By some force other than wisdom, we did return. And we went off on thousands of other roads invidually, made it through our early twenties, got shuffled into some sort of working life or another, and put our reckless wanderings on pause—some briefly, some more permanently.




IV. The Growing Appeal of Home


I have never been back to Tonopah. The road seems long and unnecessary today. I suspect the motel wouldn't seem as simultaneously bad and beautiful as it did that night.


I hit the road less these days, lesser still alone. It happened gradually. It's not that a person is just suddenly, imperturbably settled when she hits 30 or 40 or even 60 for that matter. My life still tends to have an unsettled quality to it that I suspect will still be there on the day I die.

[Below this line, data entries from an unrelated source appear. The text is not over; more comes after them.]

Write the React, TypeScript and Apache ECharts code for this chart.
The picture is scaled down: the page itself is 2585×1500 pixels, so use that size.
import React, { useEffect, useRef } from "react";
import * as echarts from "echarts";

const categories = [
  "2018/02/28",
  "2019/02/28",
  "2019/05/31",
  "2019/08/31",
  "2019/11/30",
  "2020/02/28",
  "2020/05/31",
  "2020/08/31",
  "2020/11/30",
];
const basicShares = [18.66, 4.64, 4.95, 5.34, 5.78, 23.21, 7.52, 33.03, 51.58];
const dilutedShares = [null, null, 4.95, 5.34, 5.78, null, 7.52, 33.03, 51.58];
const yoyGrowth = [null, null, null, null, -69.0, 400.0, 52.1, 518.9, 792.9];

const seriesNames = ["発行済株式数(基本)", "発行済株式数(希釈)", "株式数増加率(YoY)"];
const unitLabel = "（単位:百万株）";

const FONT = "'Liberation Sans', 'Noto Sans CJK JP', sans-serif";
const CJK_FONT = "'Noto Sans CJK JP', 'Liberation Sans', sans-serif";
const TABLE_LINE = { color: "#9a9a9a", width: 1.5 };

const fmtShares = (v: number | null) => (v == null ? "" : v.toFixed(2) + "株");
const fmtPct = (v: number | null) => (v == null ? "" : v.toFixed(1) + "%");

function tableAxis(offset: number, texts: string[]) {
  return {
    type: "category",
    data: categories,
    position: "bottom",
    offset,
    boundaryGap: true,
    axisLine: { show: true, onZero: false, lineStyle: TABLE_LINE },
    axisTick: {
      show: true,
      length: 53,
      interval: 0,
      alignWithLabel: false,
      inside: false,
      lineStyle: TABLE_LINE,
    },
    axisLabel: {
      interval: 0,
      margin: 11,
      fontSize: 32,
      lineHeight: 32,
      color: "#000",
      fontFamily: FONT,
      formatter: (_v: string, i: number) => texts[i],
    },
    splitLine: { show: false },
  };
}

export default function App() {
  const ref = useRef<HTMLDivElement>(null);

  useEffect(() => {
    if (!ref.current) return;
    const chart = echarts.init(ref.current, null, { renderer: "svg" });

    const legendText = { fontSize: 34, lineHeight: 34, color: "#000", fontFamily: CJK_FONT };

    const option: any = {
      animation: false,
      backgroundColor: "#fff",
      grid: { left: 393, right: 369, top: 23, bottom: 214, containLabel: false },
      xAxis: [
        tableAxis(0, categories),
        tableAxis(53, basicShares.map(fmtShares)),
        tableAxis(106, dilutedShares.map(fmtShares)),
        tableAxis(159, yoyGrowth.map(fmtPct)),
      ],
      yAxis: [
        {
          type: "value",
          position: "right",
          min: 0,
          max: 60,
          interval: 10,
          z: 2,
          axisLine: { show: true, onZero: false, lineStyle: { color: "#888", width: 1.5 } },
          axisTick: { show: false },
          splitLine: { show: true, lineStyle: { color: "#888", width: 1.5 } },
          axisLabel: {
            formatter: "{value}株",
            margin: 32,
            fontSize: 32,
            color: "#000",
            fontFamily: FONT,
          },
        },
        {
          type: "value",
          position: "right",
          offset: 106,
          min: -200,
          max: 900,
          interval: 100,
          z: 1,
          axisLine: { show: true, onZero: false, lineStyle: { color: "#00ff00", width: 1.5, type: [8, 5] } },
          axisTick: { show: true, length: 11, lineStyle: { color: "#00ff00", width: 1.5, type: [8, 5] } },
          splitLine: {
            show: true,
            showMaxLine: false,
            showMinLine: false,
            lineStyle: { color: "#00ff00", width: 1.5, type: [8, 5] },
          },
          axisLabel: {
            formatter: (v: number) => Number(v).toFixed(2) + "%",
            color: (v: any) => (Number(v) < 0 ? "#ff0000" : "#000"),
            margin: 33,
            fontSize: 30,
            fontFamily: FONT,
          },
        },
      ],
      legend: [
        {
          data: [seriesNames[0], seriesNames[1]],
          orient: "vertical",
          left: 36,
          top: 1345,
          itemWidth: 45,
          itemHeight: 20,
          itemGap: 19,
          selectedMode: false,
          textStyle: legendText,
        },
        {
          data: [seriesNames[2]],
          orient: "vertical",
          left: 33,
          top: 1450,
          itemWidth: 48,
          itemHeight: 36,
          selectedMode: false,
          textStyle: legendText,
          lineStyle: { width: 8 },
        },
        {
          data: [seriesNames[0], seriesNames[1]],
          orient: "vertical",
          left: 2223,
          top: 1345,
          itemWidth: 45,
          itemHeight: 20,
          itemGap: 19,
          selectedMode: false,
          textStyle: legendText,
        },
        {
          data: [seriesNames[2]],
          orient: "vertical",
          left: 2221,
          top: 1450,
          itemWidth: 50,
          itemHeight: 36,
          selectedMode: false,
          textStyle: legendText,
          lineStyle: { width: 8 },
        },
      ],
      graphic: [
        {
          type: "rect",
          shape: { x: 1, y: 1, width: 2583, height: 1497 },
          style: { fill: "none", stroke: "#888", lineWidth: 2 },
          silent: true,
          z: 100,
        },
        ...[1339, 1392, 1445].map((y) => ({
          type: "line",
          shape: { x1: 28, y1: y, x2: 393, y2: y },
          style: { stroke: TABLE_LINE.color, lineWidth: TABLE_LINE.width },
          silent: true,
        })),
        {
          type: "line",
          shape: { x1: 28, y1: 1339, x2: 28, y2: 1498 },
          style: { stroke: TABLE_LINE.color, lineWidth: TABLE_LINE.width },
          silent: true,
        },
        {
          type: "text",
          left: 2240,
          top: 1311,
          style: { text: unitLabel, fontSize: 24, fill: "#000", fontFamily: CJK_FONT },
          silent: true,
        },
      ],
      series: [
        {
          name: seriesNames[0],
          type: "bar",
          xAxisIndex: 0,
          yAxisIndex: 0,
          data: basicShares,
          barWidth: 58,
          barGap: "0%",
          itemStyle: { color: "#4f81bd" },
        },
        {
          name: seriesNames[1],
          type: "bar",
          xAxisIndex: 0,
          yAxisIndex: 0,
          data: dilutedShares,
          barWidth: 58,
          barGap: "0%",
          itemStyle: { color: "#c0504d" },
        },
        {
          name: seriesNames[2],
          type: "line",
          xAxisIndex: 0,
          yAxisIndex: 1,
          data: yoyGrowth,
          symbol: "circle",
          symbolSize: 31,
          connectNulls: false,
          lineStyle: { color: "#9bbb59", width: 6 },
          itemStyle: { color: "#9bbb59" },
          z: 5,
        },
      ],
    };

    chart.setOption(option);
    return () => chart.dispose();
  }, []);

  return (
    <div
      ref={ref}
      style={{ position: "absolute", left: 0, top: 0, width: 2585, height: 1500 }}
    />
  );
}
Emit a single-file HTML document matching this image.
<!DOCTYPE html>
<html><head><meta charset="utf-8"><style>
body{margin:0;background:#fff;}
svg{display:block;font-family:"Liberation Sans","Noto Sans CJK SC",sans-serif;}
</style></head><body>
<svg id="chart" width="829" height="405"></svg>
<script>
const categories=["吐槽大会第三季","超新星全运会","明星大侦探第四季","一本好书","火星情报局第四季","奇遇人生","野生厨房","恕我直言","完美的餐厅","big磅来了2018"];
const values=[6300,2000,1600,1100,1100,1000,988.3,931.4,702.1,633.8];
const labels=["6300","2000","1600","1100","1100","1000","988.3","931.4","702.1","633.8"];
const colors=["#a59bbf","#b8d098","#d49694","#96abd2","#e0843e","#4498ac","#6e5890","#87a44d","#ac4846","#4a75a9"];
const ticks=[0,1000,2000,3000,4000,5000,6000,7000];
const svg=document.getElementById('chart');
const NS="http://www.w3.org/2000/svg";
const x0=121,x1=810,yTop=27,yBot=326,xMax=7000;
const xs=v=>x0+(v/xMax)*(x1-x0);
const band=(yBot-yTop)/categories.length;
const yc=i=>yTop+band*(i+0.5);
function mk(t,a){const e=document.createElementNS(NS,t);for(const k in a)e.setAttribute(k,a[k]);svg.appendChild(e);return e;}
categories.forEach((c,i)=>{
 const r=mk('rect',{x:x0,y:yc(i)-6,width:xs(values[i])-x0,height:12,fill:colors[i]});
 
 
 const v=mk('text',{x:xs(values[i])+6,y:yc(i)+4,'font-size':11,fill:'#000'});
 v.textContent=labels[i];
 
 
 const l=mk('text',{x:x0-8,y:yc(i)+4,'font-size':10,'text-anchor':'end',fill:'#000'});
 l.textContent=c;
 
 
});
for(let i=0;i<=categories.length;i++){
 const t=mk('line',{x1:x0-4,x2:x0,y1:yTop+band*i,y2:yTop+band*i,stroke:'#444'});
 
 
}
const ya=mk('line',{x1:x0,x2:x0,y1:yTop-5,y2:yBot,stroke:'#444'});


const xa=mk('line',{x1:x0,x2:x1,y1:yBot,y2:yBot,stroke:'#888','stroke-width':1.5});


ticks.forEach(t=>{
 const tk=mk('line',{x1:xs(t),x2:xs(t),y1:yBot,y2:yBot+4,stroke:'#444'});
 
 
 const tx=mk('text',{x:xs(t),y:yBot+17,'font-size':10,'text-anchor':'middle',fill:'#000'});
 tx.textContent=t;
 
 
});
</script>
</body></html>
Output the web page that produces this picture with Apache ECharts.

But there have been so many road trips now. After a certain amount of time, your left brain and your sense of time-management—who has time for road trips?—cause you to suspect that the car, the road, never get you anywhere, really. It's the escapist's conundrum, that old saw: Wherever you go, there you are.


Still, once in a while, there's nothing else you can do. If you're a road-tripper, the way that others are addictive shoppers or gamblers or TV watchers or alcoholics or drug addicts, sometimes the urge to go is too big to fight. You just have to hit the road. For me, it usually happens spontaneously, and I end up on Mt. Charleston without a coat or in Death Valley without water or walking shoes. It's more than a habit, it's a directive. I wouldn't be surprised if I end up in an RV someday, hogging the left lane while microwaving a pot roast in back, driving around just because I've got days left to do so.